11. In Which I Dissassemble
We are now at step 11 and it is time to load the file in a disassembler.
We use IDA Pro. IDA wants to know the architecture of the file. We choose a processor type of “mipsb”; that’s MIPS, which we learned from scanning the image format for strings, and running in big-endian mode.
How do we know it’s big endian? Big endian is a safe guess for non-X86 architectures, but in this case it’s more than a guess: the addresses and lengths in the file were big endian. What if we hadn’t seen a string identifying it as MIPS? I’d probably take a fragment of the file and feed it through “objdump -d” multiple times, specifying MIPS, PowerPC, ARM, and SPARC, in that order. You know you have a match when the instructions sort of make sense.
I let it load as one big segment. Once loaded in IDA, I go to “Edit -> Segments -> Rebase Segment” and enter the address I came up with in step #9. Rebasing tells the disassembler what the load offset is.
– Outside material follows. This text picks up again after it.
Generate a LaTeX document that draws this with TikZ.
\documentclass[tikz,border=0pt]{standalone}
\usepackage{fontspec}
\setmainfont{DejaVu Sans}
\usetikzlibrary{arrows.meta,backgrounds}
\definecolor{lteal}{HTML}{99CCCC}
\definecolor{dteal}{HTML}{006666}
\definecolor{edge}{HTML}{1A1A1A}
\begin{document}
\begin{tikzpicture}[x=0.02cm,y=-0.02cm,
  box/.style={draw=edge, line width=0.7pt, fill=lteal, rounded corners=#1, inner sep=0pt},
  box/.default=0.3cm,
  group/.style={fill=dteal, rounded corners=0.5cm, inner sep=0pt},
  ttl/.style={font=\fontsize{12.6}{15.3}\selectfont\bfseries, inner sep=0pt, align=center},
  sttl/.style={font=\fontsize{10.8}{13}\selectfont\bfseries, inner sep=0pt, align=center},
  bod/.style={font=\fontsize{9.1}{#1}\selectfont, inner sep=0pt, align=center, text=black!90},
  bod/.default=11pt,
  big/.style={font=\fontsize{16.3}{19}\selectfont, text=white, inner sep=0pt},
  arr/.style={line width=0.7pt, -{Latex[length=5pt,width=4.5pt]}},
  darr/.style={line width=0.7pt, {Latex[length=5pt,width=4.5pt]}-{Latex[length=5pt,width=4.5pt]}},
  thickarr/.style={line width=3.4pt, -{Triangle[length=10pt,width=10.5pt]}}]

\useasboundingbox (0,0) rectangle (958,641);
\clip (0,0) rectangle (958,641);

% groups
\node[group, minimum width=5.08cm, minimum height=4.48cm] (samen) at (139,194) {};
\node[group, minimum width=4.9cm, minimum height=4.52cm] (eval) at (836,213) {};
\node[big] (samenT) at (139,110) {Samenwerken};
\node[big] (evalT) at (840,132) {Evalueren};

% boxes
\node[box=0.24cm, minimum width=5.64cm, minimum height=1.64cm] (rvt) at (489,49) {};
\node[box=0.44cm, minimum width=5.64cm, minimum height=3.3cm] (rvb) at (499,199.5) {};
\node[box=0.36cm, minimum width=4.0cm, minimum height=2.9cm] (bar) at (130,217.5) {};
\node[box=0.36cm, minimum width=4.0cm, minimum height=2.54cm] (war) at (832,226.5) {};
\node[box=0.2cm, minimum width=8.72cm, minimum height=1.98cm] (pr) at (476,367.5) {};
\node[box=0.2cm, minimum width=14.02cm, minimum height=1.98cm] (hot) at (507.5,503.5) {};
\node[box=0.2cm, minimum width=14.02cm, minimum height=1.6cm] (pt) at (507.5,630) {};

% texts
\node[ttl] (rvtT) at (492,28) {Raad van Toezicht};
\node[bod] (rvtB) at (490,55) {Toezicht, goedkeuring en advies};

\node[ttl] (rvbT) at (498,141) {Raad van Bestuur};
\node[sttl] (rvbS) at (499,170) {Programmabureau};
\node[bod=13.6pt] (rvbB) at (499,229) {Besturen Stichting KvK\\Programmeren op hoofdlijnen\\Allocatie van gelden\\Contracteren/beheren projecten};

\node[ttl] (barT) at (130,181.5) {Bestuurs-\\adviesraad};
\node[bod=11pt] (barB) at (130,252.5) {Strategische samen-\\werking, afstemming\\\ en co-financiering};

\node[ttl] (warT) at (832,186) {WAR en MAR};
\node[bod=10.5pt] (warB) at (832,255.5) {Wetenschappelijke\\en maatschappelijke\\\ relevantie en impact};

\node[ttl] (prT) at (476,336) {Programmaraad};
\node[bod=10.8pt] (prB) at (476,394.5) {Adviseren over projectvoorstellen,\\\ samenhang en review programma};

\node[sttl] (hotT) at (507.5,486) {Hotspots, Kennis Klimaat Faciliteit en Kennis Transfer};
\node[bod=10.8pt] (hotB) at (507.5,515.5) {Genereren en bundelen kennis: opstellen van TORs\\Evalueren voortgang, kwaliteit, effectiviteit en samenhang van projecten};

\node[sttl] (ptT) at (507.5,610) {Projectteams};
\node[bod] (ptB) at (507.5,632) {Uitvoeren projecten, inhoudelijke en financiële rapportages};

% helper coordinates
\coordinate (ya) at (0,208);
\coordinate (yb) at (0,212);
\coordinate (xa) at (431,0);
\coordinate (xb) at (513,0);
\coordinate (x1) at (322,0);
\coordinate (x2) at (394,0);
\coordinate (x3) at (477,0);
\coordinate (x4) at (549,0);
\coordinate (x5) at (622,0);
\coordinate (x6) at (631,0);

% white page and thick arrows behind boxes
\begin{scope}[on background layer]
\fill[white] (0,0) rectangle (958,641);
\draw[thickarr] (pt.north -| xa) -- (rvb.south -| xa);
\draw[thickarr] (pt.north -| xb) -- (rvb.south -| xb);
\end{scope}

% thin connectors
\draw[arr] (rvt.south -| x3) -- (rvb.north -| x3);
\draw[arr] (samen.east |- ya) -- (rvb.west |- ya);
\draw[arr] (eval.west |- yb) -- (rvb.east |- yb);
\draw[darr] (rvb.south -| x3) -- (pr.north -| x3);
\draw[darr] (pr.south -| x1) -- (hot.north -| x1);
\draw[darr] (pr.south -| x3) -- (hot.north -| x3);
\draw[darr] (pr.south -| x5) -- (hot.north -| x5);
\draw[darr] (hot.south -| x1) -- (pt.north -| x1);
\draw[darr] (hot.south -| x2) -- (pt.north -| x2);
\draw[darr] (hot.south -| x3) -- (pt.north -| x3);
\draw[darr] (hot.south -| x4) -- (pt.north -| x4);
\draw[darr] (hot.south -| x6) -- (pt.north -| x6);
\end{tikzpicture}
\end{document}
- Here I have to tell you about Thomas’ irrational fear of IDA’s rebasing. According to Tom this is based on a bad experience rebasing a 10 megabyte firmware image, waiting a day for it to finish, and only then noticing he got the address wrong. Here’s a handy trick Thomas uses instead of rebasing: feed the file to binutils “objcopy”. Objcopy is a best-kept-secret for reversing: you can feed it a file of type “binary”, and tell it to spit out an ELF file, specifying the header values. Several other tools suck at handling raw files, but rock at handling ELF. Why is his fear irrational? Well… I just disable IDA’s auto-analyze feature before I rebase. Then I do some manual poking around first to make sure I’m on the right track before turning it back on again. But… nobody tell Thomas this! He always comes up with crazy cool tricks using other tools when he gets pissed off at IDA.
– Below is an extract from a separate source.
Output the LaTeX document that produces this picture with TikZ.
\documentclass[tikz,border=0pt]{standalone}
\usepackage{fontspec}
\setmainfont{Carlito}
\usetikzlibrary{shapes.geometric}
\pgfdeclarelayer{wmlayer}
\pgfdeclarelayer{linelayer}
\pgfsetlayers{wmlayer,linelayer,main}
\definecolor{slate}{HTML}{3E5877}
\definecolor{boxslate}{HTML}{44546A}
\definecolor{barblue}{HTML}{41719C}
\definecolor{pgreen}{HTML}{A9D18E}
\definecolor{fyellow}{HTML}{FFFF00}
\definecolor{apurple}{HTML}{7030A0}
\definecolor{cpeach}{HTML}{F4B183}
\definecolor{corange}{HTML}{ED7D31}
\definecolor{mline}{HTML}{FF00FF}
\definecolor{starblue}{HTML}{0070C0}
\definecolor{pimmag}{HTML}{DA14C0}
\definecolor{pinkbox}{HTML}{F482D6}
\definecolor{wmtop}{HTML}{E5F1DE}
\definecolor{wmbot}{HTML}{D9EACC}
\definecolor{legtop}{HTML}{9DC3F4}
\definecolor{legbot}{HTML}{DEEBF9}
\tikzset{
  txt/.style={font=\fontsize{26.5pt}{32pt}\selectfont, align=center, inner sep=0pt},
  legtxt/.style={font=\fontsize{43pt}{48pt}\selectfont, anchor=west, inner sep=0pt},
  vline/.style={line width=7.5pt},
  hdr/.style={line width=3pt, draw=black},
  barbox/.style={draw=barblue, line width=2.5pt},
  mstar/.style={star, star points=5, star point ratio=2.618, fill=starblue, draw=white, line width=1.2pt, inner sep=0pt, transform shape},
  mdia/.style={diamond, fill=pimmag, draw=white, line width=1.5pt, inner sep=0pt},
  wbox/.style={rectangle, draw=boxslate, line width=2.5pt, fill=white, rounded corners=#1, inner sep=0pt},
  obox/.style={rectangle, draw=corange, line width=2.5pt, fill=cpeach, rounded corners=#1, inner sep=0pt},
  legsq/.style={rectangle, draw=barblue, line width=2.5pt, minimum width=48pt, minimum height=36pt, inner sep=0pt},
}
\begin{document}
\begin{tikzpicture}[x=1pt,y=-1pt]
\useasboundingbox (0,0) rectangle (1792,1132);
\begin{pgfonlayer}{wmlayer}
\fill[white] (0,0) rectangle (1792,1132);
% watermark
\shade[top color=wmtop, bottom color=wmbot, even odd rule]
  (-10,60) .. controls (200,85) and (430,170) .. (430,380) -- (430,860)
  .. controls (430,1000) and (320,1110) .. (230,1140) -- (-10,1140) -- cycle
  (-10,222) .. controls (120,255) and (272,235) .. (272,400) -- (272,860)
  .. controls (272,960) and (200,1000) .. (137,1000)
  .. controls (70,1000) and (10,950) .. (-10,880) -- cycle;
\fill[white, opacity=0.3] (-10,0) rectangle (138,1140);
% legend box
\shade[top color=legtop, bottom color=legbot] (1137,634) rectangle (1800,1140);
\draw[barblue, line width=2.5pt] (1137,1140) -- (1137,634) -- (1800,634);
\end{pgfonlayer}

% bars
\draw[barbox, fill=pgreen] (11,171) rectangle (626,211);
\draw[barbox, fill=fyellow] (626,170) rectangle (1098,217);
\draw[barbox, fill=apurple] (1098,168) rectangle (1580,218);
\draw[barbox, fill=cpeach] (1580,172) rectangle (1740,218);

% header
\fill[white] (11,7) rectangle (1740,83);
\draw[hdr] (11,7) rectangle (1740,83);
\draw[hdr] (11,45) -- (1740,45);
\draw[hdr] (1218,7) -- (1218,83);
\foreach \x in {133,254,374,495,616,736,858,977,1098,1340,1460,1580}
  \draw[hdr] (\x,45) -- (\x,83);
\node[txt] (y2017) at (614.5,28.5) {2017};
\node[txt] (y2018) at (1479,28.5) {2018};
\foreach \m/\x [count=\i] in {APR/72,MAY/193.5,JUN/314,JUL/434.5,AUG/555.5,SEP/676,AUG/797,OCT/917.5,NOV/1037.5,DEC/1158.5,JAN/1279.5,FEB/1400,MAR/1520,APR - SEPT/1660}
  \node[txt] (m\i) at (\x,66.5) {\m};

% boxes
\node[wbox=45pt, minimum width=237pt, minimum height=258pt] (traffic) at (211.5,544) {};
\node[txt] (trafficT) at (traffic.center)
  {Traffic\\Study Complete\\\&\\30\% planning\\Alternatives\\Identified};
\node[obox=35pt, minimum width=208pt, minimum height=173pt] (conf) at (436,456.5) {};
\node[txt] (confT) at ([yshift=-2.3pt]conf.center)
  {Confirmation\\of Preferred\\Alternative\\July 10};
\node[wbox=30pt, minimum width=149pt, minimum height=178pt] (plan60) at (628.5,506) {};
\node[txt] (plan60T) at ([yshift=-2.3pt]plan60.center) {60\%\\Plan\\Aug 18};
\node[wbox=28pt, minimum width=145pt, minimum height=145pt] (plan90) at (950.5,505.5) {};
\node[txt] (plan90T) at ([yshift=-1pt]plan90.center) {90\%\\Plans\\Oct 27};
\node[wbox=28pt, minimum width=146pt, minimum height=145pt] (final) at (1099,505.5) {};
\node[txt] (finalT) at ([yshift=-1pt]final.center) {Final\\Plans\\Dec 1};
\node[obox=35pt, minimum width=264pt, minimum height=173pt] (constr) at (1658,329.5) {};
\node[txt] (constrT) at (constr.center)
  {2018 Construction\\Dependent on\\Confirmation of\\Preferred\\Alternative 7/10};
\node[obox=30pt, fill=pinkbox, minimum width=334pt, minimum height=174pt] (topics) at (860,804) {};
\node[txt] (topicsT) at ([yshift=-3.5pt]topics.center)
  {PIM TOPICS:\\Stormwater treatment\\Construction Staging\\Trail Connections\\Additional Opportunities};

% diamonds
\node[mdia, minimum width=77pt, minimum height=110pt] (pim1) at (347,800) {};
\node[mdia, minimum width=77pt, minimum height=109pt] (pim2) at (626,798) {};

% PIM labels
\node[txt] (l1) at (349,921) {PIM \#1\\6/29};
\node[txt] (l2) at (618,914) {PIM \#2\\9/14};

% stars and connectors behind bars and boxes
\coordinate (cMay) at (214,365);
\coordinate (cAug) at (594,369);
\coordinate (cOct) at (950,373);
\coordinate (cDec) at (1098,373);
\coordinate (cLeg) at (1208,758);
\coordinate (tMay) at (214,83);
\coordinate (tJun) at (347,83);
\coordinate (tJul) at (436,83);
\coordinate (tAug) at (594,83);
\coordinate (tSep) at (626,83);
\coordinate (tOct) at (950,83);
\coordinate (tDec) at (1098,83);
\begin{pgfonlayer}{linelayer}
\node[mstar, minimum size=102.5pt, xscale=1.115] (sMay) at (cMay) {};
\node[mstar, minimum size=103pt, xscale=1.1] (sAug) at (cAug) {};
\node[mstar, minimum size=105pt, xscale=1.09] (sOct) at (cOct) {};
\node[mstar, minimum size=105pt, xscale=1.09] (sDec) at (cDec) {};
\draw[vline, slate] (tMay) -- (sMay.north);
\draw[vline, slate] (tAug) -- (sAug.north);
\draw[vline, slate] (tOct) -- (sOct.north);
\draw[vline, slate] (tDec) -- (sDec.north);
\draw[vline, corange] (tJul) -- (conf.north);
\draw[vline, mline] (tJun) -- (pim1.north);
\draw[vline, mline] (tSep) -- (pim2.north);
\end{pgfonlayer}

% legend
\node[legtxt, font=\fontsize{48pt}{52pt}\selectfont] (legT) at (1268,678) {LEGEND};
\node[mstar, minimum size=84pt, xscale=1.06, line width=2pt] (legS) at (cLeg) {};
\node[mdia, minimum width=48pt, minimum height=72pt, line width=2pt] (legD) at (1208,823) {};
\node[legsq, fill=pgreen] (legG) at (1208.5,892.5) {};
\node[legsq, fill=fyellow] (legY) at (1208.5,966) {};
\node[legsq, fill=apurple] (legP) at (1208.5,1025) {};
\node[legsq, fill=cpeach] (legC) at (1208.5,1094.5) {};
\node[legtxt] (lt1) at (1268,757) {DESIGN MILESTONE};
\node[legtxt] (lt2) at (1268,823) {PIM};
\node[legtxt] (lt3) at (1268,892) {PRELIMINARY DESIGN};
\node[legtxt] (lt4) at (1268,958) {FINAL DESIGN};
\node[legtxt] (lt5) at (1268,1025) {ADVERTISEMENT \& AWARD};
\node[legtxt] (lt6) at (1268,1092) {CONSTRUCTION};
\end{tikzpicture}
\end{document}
12. In Which We Work Out A Symbol Table
Based on where I found strings in the image, I have a pretty good idea of the general region of memory where program data lives. Remember those function names I filed for later? Now is later.
I take the addresses of a few function name strings I find close together and search the file for the four bytes making up their (newly rebased) addresses. I’m consistently getting search hits near the end of my probable data segment, all in the same general area. Look around there and start converting every 4-byte aligned chunk starting with 0x104 to an offset. I start seeing offsets to strings of what looks like function names at 16-byte intervals. The string offsets are right next to offsets pointing way back into the code area and some pointing into the data area. I look a little closer at the hex dump of this area:

Blue is what points to the “name” of the symbol, red points to the actual thing in memory. The last column is the “type” of thing. Green things (0x500) are functions, and purple (0x700) are data. There’s also some oddballs strewn about with a type of 0x900. These point way out of bounds past the end of my rebased file. Could be a segment I don’t know about from this file, or it could just be something else created at run-time. I don’t stress about this, stick with what I know for sure right now.
I take this pattern and translate it into a structure for IDA, then find where the table begins and ends based on the pattern. This is an array, so that’s how I define it in IDA. The last element of the array is 16 bytes of 0x00 helping me (and IDA) see where it ends.
13. In Which I Import The Table Into IDA
Things start getting recognized quickly by IDA’s auto-analysis once I tell it about all these symbol offsets. But I also want IDA to know the names of everything in the symbol table.
I write a quick Ruby script to write an IDC script to do this work for me. IDC is the scripting language built into IDA; in the 21st century, most people write their IDA tools in Python or Ruby, but it’s sometimes faster to write short scripts that use IDC as a half-way format.Run ruby… run IDC… take a look at the results. Awesome! Just about everything was identified in this symbol table! Furthermore, everything was identified in the same segment off of one load address.
Just to make sure about that missing header I check my final results from the symbol table. Indeed, two of the function symbols point right at 0x10005000, the beginning of the program. One’s called ‘sysInit’ and the other ‘start’. There can’t be a header there, it’s a function. Though I can tell as much from the name “start”, a little googling and research tells me “sysInit” is what VxWorks usually uses as its program entry point.
.
Besides proving the firmware loading risk, I had what was shaping up as a target rich source of vulnerabilities on my hands. I really wanted a look at the code running on the device for the purposes of additional vulnerability testing. Now that I had readable, cross-referenced disassembly, I had a lot more to work with for finding and confirming other vulnerabilities both already found, or that I might find as I moved forward.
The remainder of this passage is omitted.